Forget Me Not 2019
Distributed by Grasshopper Film, 12 East 32nd St., 4th Floor, New York, NY 10016
Produced by Monica Hellström
Directed by Sun Hee Engelstoft
Streaming, 83 mins
High School - General Adult
Adoption; Human Rights; Reproductive Rights
Date Entered: 12/12/2022
Reviewed by Gisèle Tanasse, University of California BerkeleyIn Forget Me Not, director Sun Hee Engelstoft, immerses the viewer in the shared sorrows of young Korean mothers contemplating adoption, and the hundreds of thousands of Korean adoptees scattered across the world. Through the lens of Aesuhwon, Dr. Im Ae Duck’s home for “unwed mothers,” we witness the profound suffering of these young women (mostly children themselves) as they navigate questions of grave lifelong importance, questions they know will likely never be answered to any satisfaction.
Engelstoft brilliantly lays bare the community pressures that trap these young mothers in an impossible situation, where gossip and perceived judgment of friends, family and imagined future husbands, conspire through the legal rights of grandparents, to traumatically break the bonds between the mothers and their newborns. Engelsoft frames the film in her own adoption story, filled with mystery and grief, bringing a very personal connection to this documentary feature, which serves as a compelling call to compassion, and a novel argument in favor of young women’s rights.

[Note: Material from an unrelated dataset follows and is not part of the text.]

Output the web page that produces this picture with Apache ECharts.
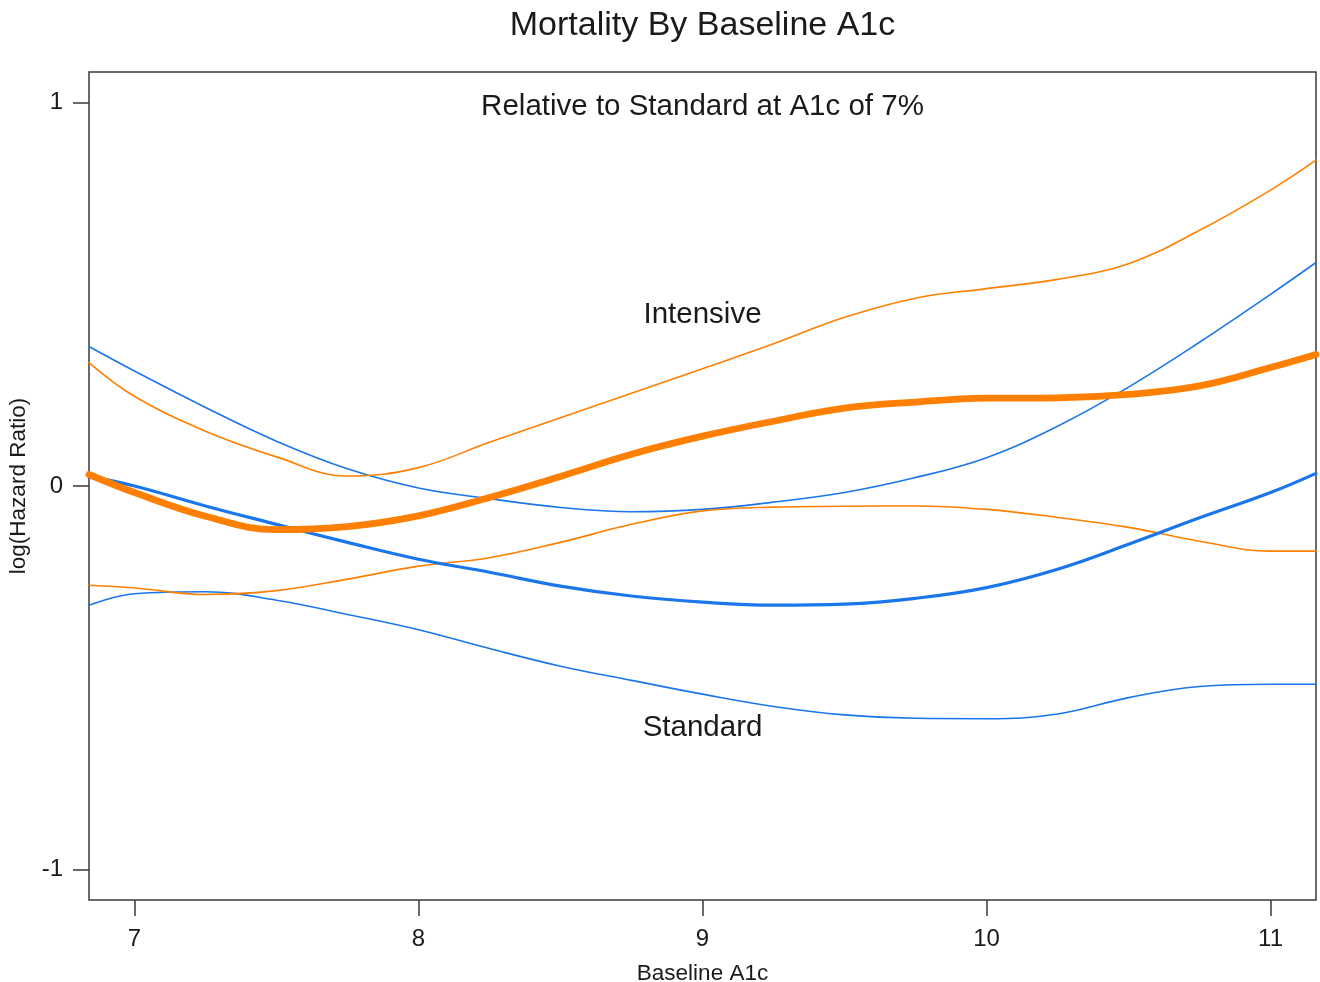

The film is highly recommended for International Studies, Gender and Women’s Studies, Human Rights, Parenting, and Korean Studies. It would serve particularly well in classrooms to introduce a unique take on women’s right to self-determination, lending a nuance to discussions of women’s reproductive rights, and also showcasing our profound global failures to support the young and expectant, as well as adoptees and birth parents. The film could also pair well with Naomi Kawase’s Japanese feature film True Mothers, which provides a moving and profound fictionalized treatment of mothers, brought together through a similar home for “unwed mothers.”